Booths full of vintage clothes, vendors from across the region and crowds of people searching for the perfect new-old item will gather this weekend at the Lake County Fairgrounds in Grayslake.
The 20th Illinois Vintage Fest features around 180 vendors of clothing, home goods, collectibles and artisan work. The free event will take place from 11 a.m. to 6 p.m. Saturday and Sunday, June 1-2.
“There’s gonna be a little bit of everything,” said Shayne Kelly, who owns and operates vintage stores in Joliet and Evanston and runs the Illinois Vintage Fest. “It’s not to be missed, especially because it’s the first one of the summer.”
The first Illinois Vintage Fest was held in October 2020 at a barn in New Lenox, with 40 vendors selling mostly T-shirts. Since then, the event has taken place several times a year, growing in the range of items sold and attendees.
“We’ve had people come (from) out of state, we’ve had international buyers fly in,” Kelly said. “Nothing is really off the table.”
According to Kelly, the majority of vendors come from the Midwest, but sellers from Florida, Texas and Colorado also have set up shop at past events.
David Hill, owner of the recently opened Elgin Vintage in downtown Elgin, has been selling at the Illinois Vintage Fest since 2021, before he had a permanent storefront.

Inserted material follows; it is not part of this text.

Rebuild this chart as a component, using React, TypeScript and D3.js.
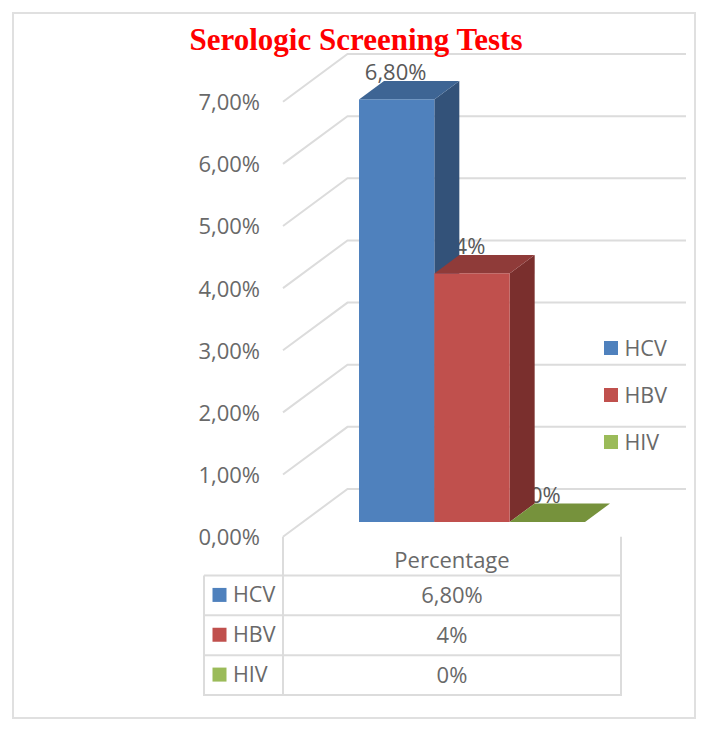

The event in Grayslake will be Hill’s first time running a “mega-booth” with twice as many vintage items as usual.
“They’ve helped so many businesses get started, especially mine,” Hill said. “It’s just a great opportunity to make connections in the area, to obviously make money selling clothes, and to just find an audience that you might not have already.”

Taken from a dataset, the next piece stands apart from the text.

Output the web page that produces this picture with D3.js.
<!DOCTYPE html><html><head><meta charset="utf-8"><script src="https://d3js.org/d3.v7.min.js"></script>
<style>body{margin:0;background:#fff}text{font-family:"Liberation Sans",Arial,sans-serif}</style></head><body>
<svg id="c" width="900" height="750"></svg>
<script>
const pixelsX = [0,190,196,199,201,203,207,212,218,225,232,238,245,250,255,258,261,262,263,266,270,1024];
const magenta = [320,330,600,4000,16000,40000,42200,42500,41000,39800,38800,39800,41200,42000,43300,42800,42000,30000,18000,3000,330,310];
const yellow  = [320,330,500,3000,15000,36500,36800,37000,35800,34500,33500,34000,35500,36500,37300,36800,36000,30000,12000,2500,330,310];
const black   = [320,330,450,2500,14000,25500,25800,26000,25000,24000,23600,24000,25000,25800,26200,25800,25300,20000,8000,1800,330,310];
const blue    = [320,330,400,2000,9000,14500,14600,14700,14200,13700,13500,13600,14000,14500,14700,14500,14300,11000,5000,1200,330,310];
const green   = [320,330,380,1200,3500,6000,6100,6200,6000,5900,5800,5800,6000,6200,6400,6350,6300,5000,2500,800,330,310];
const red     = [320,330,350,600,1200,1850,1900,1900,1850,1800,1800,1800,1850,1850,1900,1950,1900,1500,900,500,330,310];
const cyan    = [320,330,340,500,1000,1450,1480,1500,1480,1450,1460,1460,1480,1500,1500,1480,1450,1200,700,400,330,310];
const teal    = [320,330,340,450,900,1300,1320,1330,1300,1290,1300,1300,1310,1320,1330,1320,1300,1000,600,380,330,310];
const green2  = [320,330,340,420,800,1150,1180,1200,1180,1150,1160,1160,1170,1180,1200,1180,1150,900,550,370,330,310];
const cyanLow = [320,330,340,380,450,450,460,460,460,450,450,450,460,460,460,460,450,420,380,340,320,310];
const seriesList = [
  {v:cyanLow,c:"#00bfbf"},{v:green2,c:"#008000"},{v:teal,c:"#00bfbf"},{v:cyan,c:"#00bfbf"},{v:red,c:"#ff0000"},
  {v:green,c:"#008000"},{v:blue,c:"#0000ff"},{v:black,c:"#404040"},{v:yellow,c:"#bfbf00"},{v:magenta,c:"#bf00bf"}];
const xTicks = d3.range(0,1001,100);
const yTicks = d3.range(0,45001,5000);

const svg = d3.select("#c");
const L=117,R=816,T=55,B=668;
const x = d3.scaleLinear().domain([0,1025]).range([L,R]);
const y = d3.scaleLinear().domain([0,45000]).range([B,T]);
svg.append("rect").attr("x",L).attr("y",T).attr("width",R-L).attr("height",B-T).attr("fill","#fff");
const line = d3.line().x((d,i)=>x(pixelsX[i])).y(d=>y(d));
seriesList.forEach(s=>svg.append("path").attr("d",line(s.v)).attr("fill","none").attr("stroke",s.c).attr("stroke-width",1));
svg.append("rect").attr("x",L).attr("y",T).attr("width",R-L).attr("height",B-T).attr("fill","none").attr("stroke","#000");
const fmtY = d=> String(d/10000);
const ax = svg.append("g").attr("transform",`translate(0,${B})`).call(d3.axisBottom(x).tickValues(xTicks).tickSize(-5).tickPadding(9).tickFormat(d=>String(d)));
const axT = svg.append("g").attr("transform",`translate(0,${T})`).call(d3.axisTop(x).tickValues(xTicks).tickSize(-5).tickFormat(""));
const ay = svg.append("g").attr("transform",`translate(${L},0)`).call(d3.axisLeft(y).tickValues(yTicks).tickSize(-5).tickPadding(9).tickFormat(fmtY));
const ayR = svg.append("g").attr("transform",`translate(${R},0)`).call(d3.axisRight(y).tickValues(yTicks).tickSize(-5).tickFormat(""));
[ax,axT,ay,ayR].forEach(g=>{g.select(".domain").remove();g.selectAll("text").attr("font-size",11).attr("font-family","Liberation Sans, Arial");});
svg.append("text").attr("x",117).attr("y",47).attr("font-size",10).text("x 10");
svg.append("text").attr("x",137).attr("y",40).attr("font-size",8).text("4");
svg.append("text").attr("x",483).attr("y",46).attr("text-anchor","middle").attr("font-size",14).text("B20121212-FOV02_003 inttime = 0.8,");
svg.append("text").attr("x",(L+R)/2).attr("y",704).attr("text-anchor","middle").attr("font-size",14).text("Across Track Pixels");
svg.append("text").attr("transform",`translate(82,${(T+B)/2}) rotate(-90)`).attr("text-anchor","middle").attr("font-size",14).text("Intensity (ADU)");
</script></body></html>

This weekend’s event will be the third hosted at the Lake County Fairgrounds in Grayslake. The Lake County Fair Association and the DuPage County Fair Association — which runs the DuPage County Fairgrounds in Wheaton, another popular location for the Illinois Vintage Fest — are nonprofit organizations.
Kelly called the associations “amazing people to work with” and said that money paid to rent the fairgrounds goes back into the community.

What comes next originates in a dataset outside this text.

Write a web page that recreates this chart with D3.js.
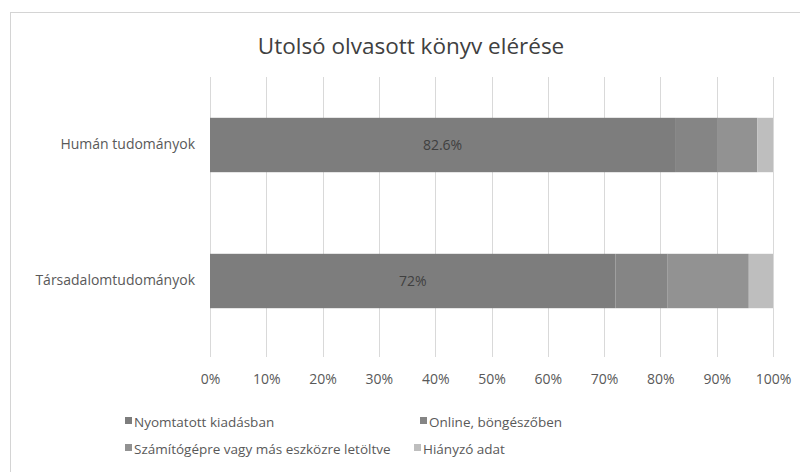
<!DOCTYPE html>
<html lang="hu">
<head>
    <meta charset="UTF-8">
    <title>Utolsó olvasott könyv elérése</title>
    <script src="https://d3js.org/d3.v7.min.js"></script>
    <style>
        body {
            margin: 0;
            background-color: #ffffff;
            font-family: "Open Sans", Lato, sans-serif;
        }
    </style>
</head>
<body>
    <svg id="chart" width="800" height="472"></svg>

    <script>
        // data
        const categories = ["Humán tudományok", "Társadalomtudományok"];
        const seriesNames = ["Nyomtatott kiadásban", "Online, böngészőben", "Számítógépre vagy más eszközre letöltve", "Hiányzó adat"];
        const printed = [82.6, 72];
        const online = [7.6, 9.3];
        const downloaded = [7.0, 14.4];
        const missing = [2.8, 4.3];
        const barLabels = ["82.6%", "72%"];
        const tickValues = [0, 10, 20, 30, 40, 50, 60, 70, 80, 90, 100];

        const colors = ["#7d7d7d", "#858585", "#929292", "#bebebe"];

        const svg = d3.select("#chart");

        // chart frame
        svg.append("rect")
            .attr("x", 10.5).attr("y", 12.5)
            .attr("width", 800).attr("height", 470)
            .attr("fill", "#fff")
            .attr("stroke", "#d4d4d4");

        svg.append("text")
            .attr("x", 411).attr("y", 54)
            .attr("text-anchor", "middle")
            .attr("font-size", 22.5)
            .attr("fill", "#404040")
            .text("Utolsó olvasott könyv elérése");

        const margin = { top: 77, left: 210, right: 27, bottom: 123 };
        const width = 800 - margin.left - margin.right;
        const height = 472 - margin.top - margin.bottom;

        const g = svg.append("g")
            .attr("transform", `translate(${margin.left},${margin.top})`);

        const x = d3.scaleLinear().domain([0, 100]).range([0, width]);
        const y = d3.scaleBand().domain(categories).range([0, height])
            .paddingInner(0.6).paddingOuter(0.3);

        // grid
        g.selectAll(".grid")
            .data(tickValues)
            .enter().append("line")
            .attr("x1", d => Math.round(x(d)) + 0.5)
            .attr("x2", d => Math.round(x(d)) + 0.5)
            .attr("y1", 0)
            .attr("y2", height + 8)
            .attr("stroke", "#d9d9d9");

        // stacked bars
        const rows = categories.map((c, i) => ({
            cat: c,
            s0: printed[i], s1: online[i], s2: downloaded[i], s3: missing[i]
        }));
        const stack = d3.stack().keys(["s0", "s1", "s2", "s3"]);
        const layers = stack(rows);

        g.selectAll(".layer")
            .data(layers)
            .enter().append("g")
            .attr("fill", (d, i) => colors[i])
            .selectAll("rect")
            .data(d => d)
            .enter().append("rect")
            .attr("x", d => x(d[0]))
            .attr("y", d => y(d.data.cat))
            .attr("width", d => x(d[1]) - x(d[0]))
            .attr("height", y.bandwidth());

        // labels on first segment
        g.selectAll(".lbl")
            .data(rows)
            .enter().append("text")
            .attr("x", d => x(d.s0 / 2))
            .attr("y", d => y(d.cat) + y.bandwidth() / 2 + 5)
            .attr("text-anchor", "middle")
            .attr("font-size", 14)
            .attr("fill", "#404040")
            .text((d, i) => barLabels[i]);

        // axes
        const xAxis = g.append("g")
            .attr("transform", `translate(0,${height})`)
            .call(d3.axisBottom(x).tickValues(tickValues).tickFormat(d => d + "%").tickSize(0).tickPadding(25));
        xAxis.select(".domain").remove();
        xAxis.selectAll("text").attr("font-size", 14).attr("fill", "#595959")
            .attr("font-family", "'Open Sans', sans-serif");

        const yAxis = g.append("g")
            .call(d3.axisLeft(y).tickSize(0).tickPadding(15));
        yAxis.select(".domain").remove();
        yAxis.selectAll("text").attr("font-size", 14).attr("fill", "#595959")
            .attr("font-family", "'Open Sans', sans-serif");

        // legend
        const legendPos = [[125, 427], [420, 427], [125, 454], [414, 454]];
        const legend = svg.selectAll(".legend")
            .data(seriesNames)
            .enter().append("g")
            .attr("transform", (d, i) => `translate(${legendPos[i][0]},${legendPos[i][1]})`);
        legend.append("rect")
            .attr("x", 0).attr("y", -10)
            .attr("width", 7).attr("height", 7)
            .attr("fill", (d, i) => colors[i]);
        legend.append("text")
            .attr("x", 9).attr("y", 0)
            .attr("font-size", 13.5)
            .attr("fill", "#595959")
            .text(d => d);
    </script>
</body>
</html>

Illinois Vintage Fest also has held smaller events and vintage pop-ups, often working with breweries and with record stores that Kelly said align with the goal of reselling old things and not buying new.
“It’s really important to work with people that we have a common goal with,” Kelly said. “It’s fun to work with people that we love and respect, and they show it back to us.”
Beyond this weekend’s event, there are three more big dates locked in for the year — two in Wheaton and another one in Grayslake. A smaller event in Hoffman Estates also is on the docket for the end of June, as well as one in central Illinois in September.
Kelly said he also is hoping to hold future events in southern Illinois.
“It’s really cool to just put everybody in a room, put aside the differences for a day,” Kelly said. “You may not like the person next to you, but hey, we’re all here, having a grand old time, selling junk.”